• Requirements: In the listing below, locate the lines bearing the word "drawn". Copy every one of them.

┏━━

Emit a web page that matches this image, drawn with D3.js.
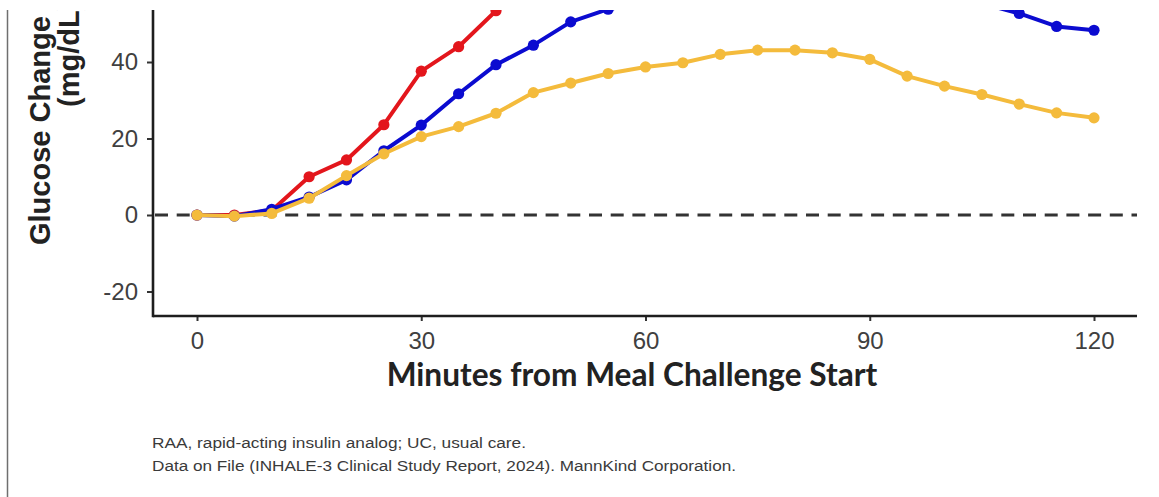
<!DOCTYPE html>
<html>
<head>
<meta charset="utf-8">
<script src="https://cdn.jsdelivr.net/npm/d3@7"></script>
<style>
  html, body { margin: 0; padding: 0; background: #fff; }
  svg { display: block; }
</style>
</head>
<body>
<svg id="chart" width="1159" height="497"></svg>
<script>
// Minutes after the start of the meal challenge
const minutes = [0, 5, 10, 15, 20, 25, 30, 35, 40, 45, 50, 55, 60, 65, 70, 75, 80, 85, 90, 95, 100, 105, 110, 115, 120];

// Mean glucose change from baseline (mg/dL) per treatment arm
const seriesRed  = [0, 0, 1.2, 10.0, 14.4, 23.6, 37.6, 44.0, 53.4, 61, 67, 71, 74, 76, 77, 77.5, 77, 76, 74, 72, 70, 68, 66, 64, 62];
const seriesBlue = [0, -0.3, 1.5, 4.7, 9.2, 16.8, 23.5, 31.7, 39.3, 44.4, 50.5, 53.8, 55.6, 56.8, 57.5, 58, 58, 57.6, 57, 56.3, 55.8, 55.3, 52.7, 49.3, 48.3];
const seriesGold = [0, -0.3, 0.4, 4.4, 10.3, 16.0, 20.5, 23.1, 26.6, 32.0, 34.5, 37.0, 38.7, 39.8, 42.0, 43.1, 43.1, 42.4, 40.7, 36.3, 33.7, 31.5, 29.0, 26.7, 25.4];

const xTicks = [0, 30, 60, 90, 120];
const yTicks = [-20, 0, 20, 40];

const xTitle = "Minutes from Meal Challenge Start";
const yTitleLines = ["Glucose Change", "(mg/dL)"];
const footnotes = [
  "RAA, rapid-acting insulin analog; UC, usual care.",
  "Data on File (INHALE-3 Clinical Study Report, 2024). MannKind Corporation."
];

const svg = d3.select("#chart");
svg.append("rect").attr("width", 1159).attr("height", 497).attr("fill", "#fff");

// Panel geometry
const panel = { left: 153, right: 1137, top: 10, bottom: 316 };

const x = d3.scaleLinear().domain([0, 120]).range([197, 1094]);
const y = d3.scaleLinear().domain([-20, 40]).range([291.5, 62]);

// Thin frame line on the left edge of the slide
svg.append("line")
  .attr("x1", 7.5).attr("x2", 7.5).attr("y1", 10).attr("y2", 497)
  .attr("stroke", "#6f6f6f").attr("stroke-width", 1.5);

svg.append("clipPath").attr("id", "panel-clip")
  .append("rect")
  .attr("x", panel.left).attr("y", panel.top)
  .attr("width", panel.right - panel.left).attr("height", panel.bottom - panel.top);

const plot = svg.append("g").attr("clip-path", "url(#panel-clip)");

// Zero reference line
plot.append("line")
  .attr("x1", panel.left + 2).attr("x2", panel.right)
  .attr("y1", y(0)).attr("y2", y(0))
  .attr("stroke", "#333").attr("stroke-width", 3)
  .attr("stroke-dasharray", "13,8.7");

const series = [
  { values: seriesRed,  color: "#e3161c" },
  { values: seriesBlue, color: "#0b0bd0" },
  { values: seriesGold, color: "#f4bb3c" }
];

const line = d3.line().x(d => x(d[0])).y(d => y(d[1]));

series.forEach(s => {
  const pts = minutes.map((m, i) => [m, s.values[i]]);
  const g = plot.append("g");
  g.append("path")
    .datum(pts)
    .attr("d", line)
    .attr("fill", "none")
    .attr("stroke", s.color)
    .attr("stroke-width", 4)
    .attr("stroke-linejoin", "round");
  g.selectAll("circle")
    .data(pts)
    .join("circle")
    .attr("cx", d => x(d[0]))
    .attr("cy", d => y(d[1]))
    .attr("r", 5.6)
    .attr("fill", s.color);
});

// Axes
const axisColor = "#1e1e1e";
const tickText = "#404040";
const plainNumber = d => String(d);

const xAxis = d3.axisBottom(x).tickValues(xTicks).tickSize(5).tickPadding(11).tickFormat(plainNumber);
const gx = svg.append("g").attr("transform", `translate(0,${panel.bottom})`).call(xAxis);
gx.select(".domain").remove();
gx.selectAll(".tick line").attr("stroke", "#333").attr("stroke-width", 2);
gx.selectAll(".tick text")
  .attr("fill", tickText)
  .attr("font-family", "'Liberation Sans', Arial, sans-serif")
  .attr("font-size", 24);

const yAxis = d3.axisLeft(y).tickValues(yTicks).tickSize(6).tickPadding(9).tickFormat(plainNumber);
const gy = svg.append("g").attr("transform", `translate(${panel.left},0)`).call(yAxis);
gy.select(".domain").remove();
gy.selectAll(".tick line").attr("stroke", "#333").attr("stroke-width", 2);
gy.selectAll(".tick text")
  .attr("fill", tickText)
  .attr("font-family", "'Liberation Sans', Arial, sans-serif")
  .attr("font-size", 24);

// Axis lines
svg.append("line")
  .attr("x1", panel.left).attr("x2", panel.right)
  .attr("y1", panel.bottom).attr("y2", panel.bottom)
  .attr("stroke", axisColor).attr("stroke-width", 2.6);
svg.append("line")
  .attr("x1", panel.left).attr("x2", panel.left)
  .attr("y1", panel.top).attr("y2", panel.bottom + 1.3)
  .attr("stroke", axisColor).attr("stroke-width", 2.6);

// X axis title, sized to span its measured width
const xt = svg.append("text")
  .attr("x", 632).attr("y", 386)
  .attr("text-anchor", "middle")
  .attr("font-family", "Lato, 'Noto Sans', sans-serif")
  .attr("font-weight", 700)
  .attr("font-size", 100)
  .attr("fill", "#222")
  .text(xTitle);
const xtw = xt.node().getComputedTextLength();
xt.attr("font-size", 100 * 491 / xtw);

// Y axis title (upper part runs past the top of the panel)
svg.append("clipPath").attr("id", "top-clip")
  .append("rect").attr("x", 0).attr("y", 10).attr("width", 153).attr("height", 487);
const yTitle = svg.append("g").attr("clip-path", "url(#top-clip)");
const yPos = [{ bx: 50, start: 245 }, { bx: 79, start: 107 }];
yTitleLines.forEach((t, i) => {
  yTitle.append("text")
    .attr("transform", `translate(${yPos[i].bx},${yPos[i].start}) rotate(-90)`)
    .attr("text-anchor", "start")
    .attr("font-family", "'Liberation Sans', Arial, sans-serif")
    .attr("font-weight", 700)
    .attr("font-size", 29)
    .attr("fill", "#222")
    .text(t);
});

// Footnotes
const fnWidths = [374, 584];
footnotes.forEach((t, i) => {
  svg.append("text")
    .attr("x", 152).attr("y", 448 + i * 23)
    .attr("font-family", "'Liberation Sans Narrow', 'Liberation Sans', Arial, sans-serif")
    .attr("font-size", 14)
    .attr("fill", "#3a3a3a")
    .attr("textLength", fnWidths[i])
    .attr("lengthAdjust", "spacingAndGlyphs")
    .text(t);
});
</script>
</body>
</html>
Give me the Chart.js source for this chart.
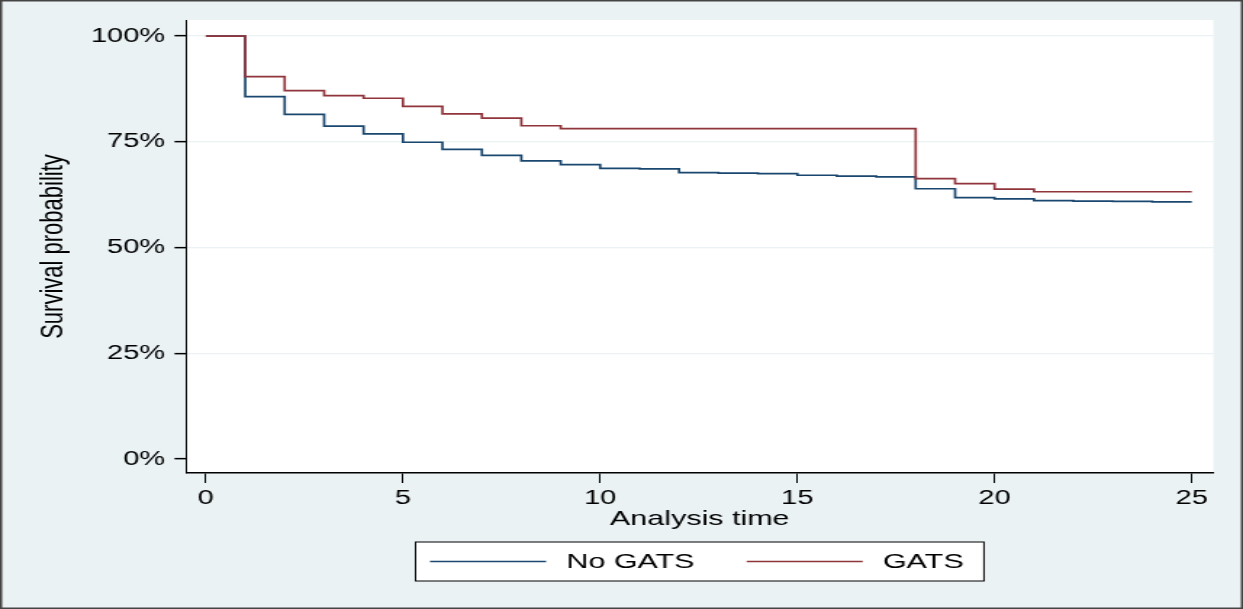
<!DOCTYPE html>
<html>
<head>
<meta charset="utf-8">
<script src="https://cdn.jsdelivr.net/npm/chart.js@4"></script>
<style>
  html, body { margin: 0; padding: 0; background: #eaf2f3; }
  #survival { display: block; }
</style>
</head>
<body>
<!-- drawn narrow and stretched sideways, like the original export -->
<canvas id="survival" width="857" height="609" style="width:1243px;height:609px"></canvas>
<script>
const analysisTime = [0, 1, 2, 3, 4, 5, 6, 7, 8, 9, 10, 11, 12, 13, 14, 15, 16, 17, 18, 19, 20, 21, 22, 23, 24, 25];
const noGats = [100, 85.7, 81.5, 78.7, 76.9, 74.9, 73.2, 71.8, 70.5, 69.6, 68.7, 68.6, 67.7, 67.6, 67.5, 67.1, 66.9, 66.7, 63.9, 61.8, 61.5, 61.1, 61.0, 60.9, 60.8, 60.8];
const gats = [100, 90.4, 87.1, 85.9, 85.3, 83.4, 81.6, 80.6, 78.8, 78.1, 78.1, 78.1, 78.1, 78.1, 78.1, 78.1, 78.1, 78.1, 66.3, 65.1, 63.8, 63.2, 63.2, 63.2, 63.2, 63.2];
const seriesNames = ['No GATS', 'GATS'];
const xTicks = [0, 5, 10, 15, 20, 25];
const yTicks = [0, 25, 50, 75, 100];

const navy = '#1a476f';
const maroon = '#90353b';
const fontFamily = '"Liberation Sans", Arial, sans-serif';

Chart.defaults.font.family = fontFamily;
Chart.defaults.color = '#000';

function toPoints(values) {
  return analysisTime.map((t, i) => ({ x: t, y: values[i] }));
}

const stataFrame = {
  id: 'stataFrame',
  beforeDraw(chart) {
    const { ctx, width, height, chartArea: a } = chart;
    ctx.save();
    ctx.fillStyle = '#eaf2f3';
    ctx.fillRect(0, 0, width, height);
    ctx.fillStyle = '#fff';
    ctx.fillRect(a.left, a.top, a.right - a.left, a.bottom - a.top);
    ctx.strokeStyle = '#444';
    ctx.lineWidth = 1.5;
    ctx.strokeRect(0.75, 0.75, width - 1.5, height - 1.5);
    ctx.restore();
  },
  afterDraw(chart) {
    // boxed legend under the x axis title
    const { ctx, chartArea: a } = chart;
    ctx.save();
    ctx.font = '21px ' + fontFamily;
    const items = chart.data.datasets.map(ds => ({
      label: ds.label,
      color: ds.borderColor,
      w: ctx.measureText(ds.label).width
    }));
    const lineLen = 80, gap = 14, itemGap = 36, padL = 10, padR = 14;
    let total = padL + padR + itemGap * (items.length - 1);
    items.forEach(it => { total += lineLen + gap + it.w; });
    const left = (a.left + a.right) / 2 - total / 2;
    const top = a.bottom + 69;
    const h = 39;
    const cy = top + h / 2;
    ctx.fillStyle = '#fff';
    ctx.fillRect(left, top, total, h);
    ctx.strokeStyle = '#000';
    ctx.lineWidth = 1;
    ctx.strokeRect(left, top, total, h);
    let x = left + padL;
    items.forEach(it => {
      ctx.strokeStyle = it.color;
      ctx.lineWidth = 1.7;
      ctx.beginPath();
      ctx.moveTo(x, cy);
      ctx.lineTo(x + lineLen, cy);
      ctx.stroke();
      x += lineLen + gap;
      ctx.fillStyle = '#000';
      ctx.textAlign = 'left';
      ctx.textBaseline = 'middle';
      ctx.fillText(it.label, x, cy + 1);
      x += it.w + itemGap;
    });
    ctx.restore();
  }
};

new Chart(document.getElementById('survival'), {
  type: 'line',
  data: {
    datasets: [{
      label: seriesNames[0],
      data: toPoints(noGats),
      borderColor: navy,
      backgroundColor: navy,
      borderWidth: 1.7,
      stepped: 'before',
      pointRadius: 0,
      fill: false,
      order: 1
    }, {
      label: seriesNames[1],
      data: toPoints(gats),
      borderColor: maroon,
      backgroundColor: maroon,
      borderWidth: 1.7,
      stepped: 'before',
      pointRadius: 0,
      fill: false,
      order: 0
    }]
  },
  options: {
    responsive: false,
    devicePixelRatio: 1,
    animation: false,
    events: [],
    layout: {
      padding: { left: 0, right: 20.4, top: 20, bottom: 76 }
    },
    plugins: {
      legend: { display: false },
      tooltip: { enabled: false }
    },
    scales: {
      x: {
        type: 'linear',
        min: -0.5,
        max: 25.55,
        afterBuildTicks: (s) => { s.ticks = xTicks.map(v => ({ value: v })); },
        afterFit: (s) => { s.height = 60; },
        grid: {
          drawOnChartArea: false,
          tickLength: 10,
          tickColor: '#000',
          tickWidth: 1
        },
        border: { color: '#000', width: 1.5 },
        ticks: {
          font: { size: 20 },
          padding: 3,
          maxRotation: 0
        },
        title: {
          display: true,
          text: 'Analysis time',
          font: { size: 21 },
          padding: { top: 0, bottom: 1 }
        }
      },
      y: {
        min: -3.3,
        max: 103.8,
        afterBuildTicks: (s) => { s.ticks = yTicks.map(v => ({ value: v })); },
        afterFit: (s) => { s.width = 128.3; },
        grid: {
          color: (c) => (c.tick && c.tick.value === 0 ? 'rgba(0,0,0,0)' : '#eaf2f3'),
          lineWidth: 1.3,
          tickLength: 8,
          tickColor: '#000',
          tickWidth: 1.5
        },
        border: { color: '#000', width: 1 },
        ticks: {
          font: { size: 20 },
          padding: 6.5,
          callback: (v) => v + '%'
        },
        title: {
          display: true,
          text: 'Survival probability',
          font: { size: 22 },
          padding: { top: 24, bottom: 0 }
        }
      }
    }
  },
  plugins: [stataFrame]
});
</script>
</body>
</html>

┗━━

• Full solution:
Emit a web page that matches this image, drawn with D3.js.
<!-- drawn narrow and stretched sideways, like the original export -->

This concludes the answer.